East Daley Analytics models pipeline earnings in our Financial Blueprint models, as part of our midstream equity coverage available in Energy Data Studio. A wide array of companies operate oil pipelines that will see rate impacts, including Energy Transfer (ET), Enbridge (ENB), ONEOK (OKE) and Plains All American (PAA).

Using our Form 6 liquids pipeline dataset, we modeled the effect across 369 pipeline assets by annualizing 3Q25 results, reflecting incomplete 4Q25 reporting for some operators. The sample generated ~$45.6B of total revenue, including $40.4B of transportation revenue, and roughly $29.7B of EBITDA. Transportation revenue represented nearly 89% of total revenue, making it the clearest proxy for indexed tariff exposure.

To isolate the impact, East Daley held volumes and operating costs flat and modeled only the change in allowable tariff escalation under the old and new index methodologies. The analysis assumes 2.4% annual inflation and compares the transportation revenue path under the prior and current FERC frameworks.

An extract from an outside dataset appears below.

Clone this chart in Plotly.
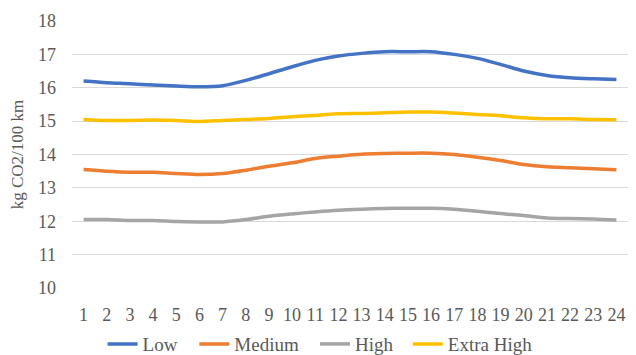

The result is a meaningful divergence in future earnings power. Under a full-exposure scenario where all transportation revenue is effectively indexed and fully flows through to EBITDA, the revised methodology creates a headwind of roughly $269MM in 2026, $820MM in 2027, $1.4B in 2028, and more than $2.0B by 2029 (see figure).

Not all transportation revenue is fully exposed to FERC indexing, however. Some pipelines operate under negotiated rates, committed-rate contracts, market-based tariffs or cost-of-service structures, limiting direct index sensitivity. To account for those differences, East Daley modeled three capture scenarios based on varying levels of indexed revenue exposure and EBITDA flow-through.

To be clear, we do not expect EBITDA will decline outright for the affected pipelines vs current levels. Instead, the calculations quantify the reduction in future EBITDA upside relative to the prior index methodology. Operators can still offset the headwind through higher volumes, system expansions, commercial optimization and non-indexed revenue streams. But the revised framework materially lowers the inflation-linked earnings tailwind many investors have historically embedded into liquids pipeline models.

The impact is amplified because the lower index compounds annually. Each year’s reduced ceiling escalation becomes the base for the following year’s rate increase, causing the earnings gap between the old and new methodologies to widen over time. That dynamic explains why the impact appears manageable in 2026 but becomes materially larger by 2028 and beyond.

Past inflationary cycles demonstrate how the sector can meaningfully gain from indexed tariff changes. When inflation rose sharply in 2022 and 2023, many liquids pipelines successfully captured substantial indexed rate increases on uncommitted tariffs, although outcomes varied significantly by basin, contract structure and competitive dynamics. The same mechanism will now work in reverse.

Bottom line: FERC’s new oil pipeline index methodology does not eliminate the inflation protection embedded in liquids pipelines, but it materially reduces it. A seemingly small 133-basis-point reduction in annual indexed tariff escalation translates into potentially a $1B-plus reduction in long-term EBITDA upside across Form 6 liquids pipelines as the lower rate path compounds over time.